Man who tackled cop murder suspect saw "pure evil"
LAKE CHARLES, La. -- The good Samaritan who helped capture a man accused of shooting a state trooper said Monday that he was first warned off by bystanders but charged up anyway to try to help the trooper in distress.
In an interview with The Associated Press, Robert LeDoux said he said he could see "pure evil" in the suspect's eyes.
LeDoux described how he tackled and restrained the man, called 911 and worked with others who arrived on the scene to keep the suspect subdued and help the trooper.
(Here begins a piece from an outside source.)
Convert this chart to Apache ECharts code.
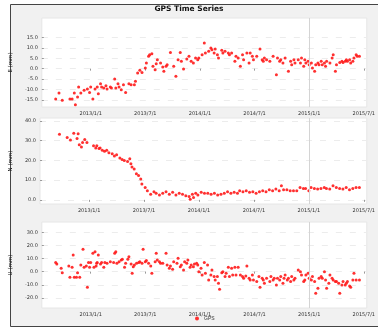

Kevin Daigle, 54, is accused of shooting Senior Trooper Steven Vincent on Sunday evening when Vincent found Daigle's truck in a ditch. Vincent died Monday. Authorities plan to charge Daigle with first-degree murder of an officer.
LeDoux said he was out for a drive Sunday when he saw flashing police lights about a quarter mile away and then was stopped by three men calling 911. They urged him to turn around after they had seen a man brandishing a gun by the trooper.
"One of the guys said, 'Don't go down there. That guy's got a gun,'" LeDoux said.
He took off anyway, heading straight to the scene, where the truck was in the ditch. When he arrived on the scene Daigle was standing over the trooper, looking through his pockets and trying to yank the trooper's gun from a holster.
"He told me, 'Everything's all right. Mind your own business. You need to go,'" LeDoux recalled. "All I could see was pure evil in his eyes."
Instead of leaving, LeDoux said: "I took off running. I tackled him. We hit the ground. I was on top of him and I called 911."
The other men, seeing LeDoux tackle the gunman, came to help. They handcuffed the shooter and two of them held him down while LeDoux went to help Vincent, using the trooper's radio to call for assistance.
Police have called him a hero.
Meanwhile, authorities on Monday also said they found the body of a man whom Daigle had stayed with, and they said Daigle is a suspect in his death.
Calcasieu Parish Tony Mancuso said authorities found the body Monday morning at his home in Moss Bluff after the man did not go to work.
The sheriff said the truck that Daigle ran into a ditch belonged to the Moss Bluff victim.
He said that killing could clarify why an apparently distressed motorist would shoot and kill a trooper who was trying to help him.
The man's identity was not immediately released.